No Toys at Harvard … Did We Miss Something
In her 10/20/2008 MarketWatch blog post entitled “Mapping the future of health-care deliveryt” Kristen Gerencher writes that at a recent meeting sponsored by the Innovative Learning Network “About 70 people were mapping out what health-care delivery would look and feel like 20 years from now, and they were doing it with colorful markers …”, etc. I felt somewhat inadequate after reading Ms. Gerencher’s description of that forum. My participation at a March 2004 week-long gathering of 40 extremely bright health care leaders in Cambridge, Massachusetts entitled “Skills for the New World of Health Care” was co-sponsored by the Harvard Medical School, the Harvard School of Public Health, the John F. Kennedy School of Government and the Harvard Division of Health Policy Research and Education. Over an intense, long, and frenzied Sunday to Friday schedule we never got to play with any of the toys Ms. Gerencher indicates were put forth as the future direction of health care delivery. In fact, I never even saw any. If indeed toys are the future of health care delivery, then the rarefied Harvard environment did not properly balance the multi-thousand dollar cost of the experience (n.b., I too went to Cambridge seeking a glimpse of the future of health care). In addition to feeling somewhat inadequate now, I may also be feeling somewhat gipped! Clearly the Innovative Learning Network has a better view than what we could see each day from the inside of the JFK School of Government classroom in which we met. If we had known, we could have given the experts who spoke to us each day some degree of warning and they could have tempered their comments to coincide more closely with the new gadget reality. Sadly, most of our speakers were still concerned with the fundamentals of health care delivery, the blocking and tackling if you will, and with one exception who pointed to the use of “best practice” algorithms being resident on PDA’s which could then be used by non-MD’s, we just didn’t hear much about toys at all.

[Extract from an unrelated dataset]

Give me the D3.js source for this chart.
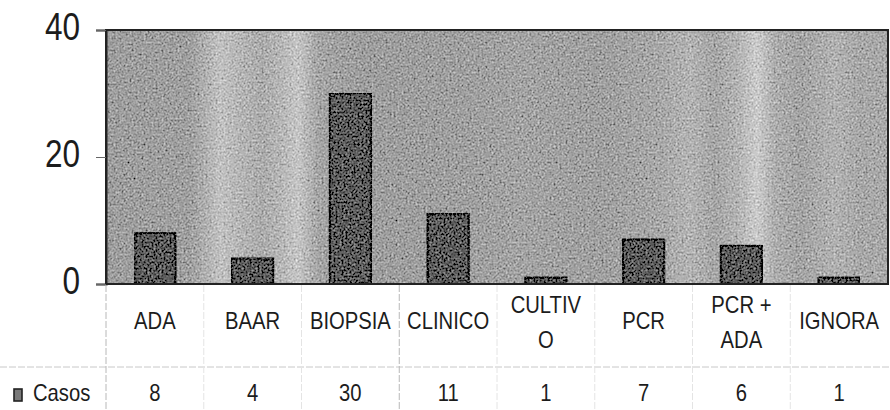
<!DOCTYPE html>
<html>
<head>
<meta charset="utf-8">
<script src="https://cdn.jsdelivr.net/npm/d3@7"></script>
<style>
  html, body { margin: 0; padding: 0; background: #ffffff; }
  svg { display: block; }
  text { font-family: "Liberation Sans", Arial, sans-serif; fill: #1c1c1c; }
</style>
</head>
<body>
<svg id="chart" width="890" height="410"></svg>
<script>
// Data
const categories = ["ADA", "BAAR", "BIOPSIA", "CLINICO", "CULTIVO", "PCR", "PCR + ADA", "IGNORA"];
const categoryLines = [["ADA"], ["BAAR"], ["BIOPSIA"], ["CLINICO"], ["CULTIV", "O"], ["PCR"], ["PCR +", "ADA"], ["IGNORA"]];
const seriesName = "Casos";
const casos = [8, 4, 30, 11, 1, 7, 6, 1];
const yTicks = [0, 20, 40];

// Layout
const W = 890, H = 410;
const plot = { left: 106, right: 888, top: 30, bottom: 284 };
const tableRowY = 367;
const squeeze = 0.88;      // horizontal condensing of table lettering
const tickSqueeze = 0.83;  // horizontal condensing of axis numbers

const svg = d3.select("#chart");

const x = d3.scaleBand()
  .domain(categories)
  .range([plot.left, plot.right])
  .paddingInner(0.58)
  .paddingOuter(0.29);

const y = d3.scaleLinear()
  .domain([0, 40])
  .range([plot.bottom, plot.top]);

// Condensed text placed at (px, py)
function narrowText(parent, px, py, size, anchor) {
  return parent.append("text")
    .attr("transform", `translate(${px},${py}) scale(${squeeze},1)`)
    .attr("font-size", size)
    .attr("text-anchor", anchor || "start");
}

// Grainy grey plot fill with lighter vertical streaks
const defs = svg.append("defs");
const grad = defs.append("linearGradient")
  .attr("id", "streaks")
  .attr("gradientUnits", "userSpaceOnUse")
  .attr("x1", plot.left).attr("x2", plot.right).attr("y1", 0).attr("y2", 0);
const streakStops = [
  [106, "#9e9e9e"], [190, "#a0a0a0"], [205, "#b0b0b0"], [220, "#c2c2c2"], [240, "#b6b6b6"],
  [262, "#acacac"], [280, "#b6b6b6"], [298, "#c6c6c6"], [318, "#a6a6a6"],
  [360, "#9e9e9e"], [470, "#a0a0a0"], [520, "#a4a4a4"], [600, "#a0a0a0"],
  [660, "#a8a8a8"], [690, "#b4b4b4"], [715, "#a6a6a6"], [738, "#b4b4b4"],
  [757, "#cccccc"], [775, "#aeaeae"], [800, "#a4a4a4"], [835, "#b2b2b2"],
  [860, "#a8a8a8"], [888, "#aaaaaa"]
];
grad.selectAll("stop").data(streakStops).join("stop")
  .attr("offset", d => (d[0] - plot.left) / (plot.right - plot.left))
  .attr("stop-color", d => d[1]);

const grain = defs.append("filter")
  .attr("id", "grain")
  .attr("x", 0).attr("y", 0).attr("width", 1).attr("height", 1);
grain.append("feTurbulence")
  .attr("type", "fractalNoise").attr("baseFrequency", 0.5)
  .attr("numOctaves", 2).attr("seed", 7).attr("result", "noise");
grain.append("feColorMatrix")
  .attr("in", "noise").attr("type", "matrix")
  .attr("values", "0.33 0.33 0.33 0 0  0.33 0.33 0.33 0 0  0.33 0.33 0.33 0 0  0 0 0 0 1")
  .attr("result", "grey");
grain.append("feComposite")
  .attr("in", "SourceGraphic").attr("in2", "grey")
  .attr("operator", "arithmetic")
  .attr("k1", 0).attr("k2", 1).attr("k3", 1.3).attr("k4", -0.65)
  .attr("result", "mixed");
grain.append("feComposite")
  .attr("in", "mixed").attr("in2", "SourceAlpha")
  .attr("operator", "in");

svg.append("rect")
  .attr("x", plot.left).attr("y", plot.top)
  .attr("width", plot.right - plot.left).attr("height", plot.bottom - plot.top)
  .attr("fill", "url(#streaks)")
  .attr("filter", "url(#grain)");

// Bars
svg.append("g")
  .attr("filter", "url(#grain)")
  .selectAll("rect")
  .data(casos)
  .join("rect")
  .attr("x", (d, i) => x(categories[i]))
  .attr("y", d => y(d))
  .attr("width", x.bandwidth())
  .attr("height", d => y(0) - y(d))
  .attr("fill", "#5c5c5c")
  .attr("stroke", "#161616")
  .attr("stroke-width", 2.2);

// Plot frame
svg.append("rect")
  .attr("x", plot.left).attr("y", plot.top)
  .attr("width", plot.right - plot.left).attr("height", plot.bottom - plot.top)
  .attr("fill", "none")
  .attr("stroke", "#222")
  .attr("stroke-width", 2);

// Value axis
const tickSize = 10, tickPad = 16;
const yAxis = svg.append("g")
  .attr("transform", `translate(${plot.left},0)`)
  .call(d3.axisLeft(y).tickValues(yTicks).tickFormat(d3.format("d")).tickSize(tickSize).tickPadding(tickPad));
yAxis.select(".domain").attr("stroke", "#222").attr("stroke-width", 2);
yAxis.selectAll(".tick line").attr("stroke", "#666");
yAxis.selectAll(".tick text")
  .attr("font-size", 38)
  .attr("dy", "0.26em")
  .attr("x", -(tickSize + tickPad) / tickSqueeze)
  .attr("transform", `scale(${tickSqueeze},1)`)
  .style("font-family", "'Liberation Sans', Arial, sans-serif")
  .style("fill", "#1c1c1c");

// Data table grid
const grid = svg.append("g")
  .attr("stroke", "#c8c8c8")
  .attr("stroke-width", 1)
  .attr("stroke-dasharray", "7 2");
grid.append("line")
  .attr("x1", 0).attr("x2", W)
  .attr("y1", tableRowY).attr("y2", tableRowY);
const boundaries = categories.map(c => x(c) - x.step() * x.paddingOuter());
grid.selectAll("line.col")
  .data(boundaries)
  .join("line")
  .attr("class", "col")
  .attr("x1", d => d).attr("x2", d => d)
  .attr("y1", plot.bottom + 1).attr("y2", H)
  .attr("stroke", (d, i) => (i === 0 || i === 3) ? "#b8b8b8" : "#e4e4e4");

// Category labels
const center = c => x(c) + x.bandwidth() / 2;
const labels = svg.append("g");
categories.forEach((c, i) => {
  const lines = categoryLines[i];
  const top = lines.length === 1 ? 329 : 313;
  const t = narrowText(labels, center(c), top, 23, "middle");
  t.selectAll("tspan")
    .data(lines)
    .join("tspan")
    .attr("x", 0)
    .attr("dy", (d, j) => j === 0 ? 0 : 35)
    .text(d => d);
});

// Legend key and series row
svg.append("rect")
  .attr("x", 14).attr("y", 389)
  .attr("width", 8).attr("height", 12)
  .attr("fill", "#7a7a7a")
  .attr("stroke", "#222")
  .attr("stroke-width", 1.6);
narrowText(svg, 33, 401, 23).text(seriesName);

const values = svg.append("g");
casos.forEach((v, i) => {
  narrowText(values, center(categories[i]), 401, 23, "middle").text(v);
});
</script>
</body>
</html>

Rather than make this post longer than it needs to be, I will make it just an introduction to later posts about the discussion of the issues and how 40 bright people struggled to define them and devise proposed solutions. The message is not the answers that were developed but how difficult concensus can be when the perception of every stakeholder is radically skewed in one direction or another. We had a week to solve “the problem” with America’s health care delivery system. Friday was D-Day with a presentation by small work groups before the faculty. On Wednesday my group was still fighting. Thursday was compromise day. On Friday we delivered an incredibly cogent argument for our position. At least we thought so!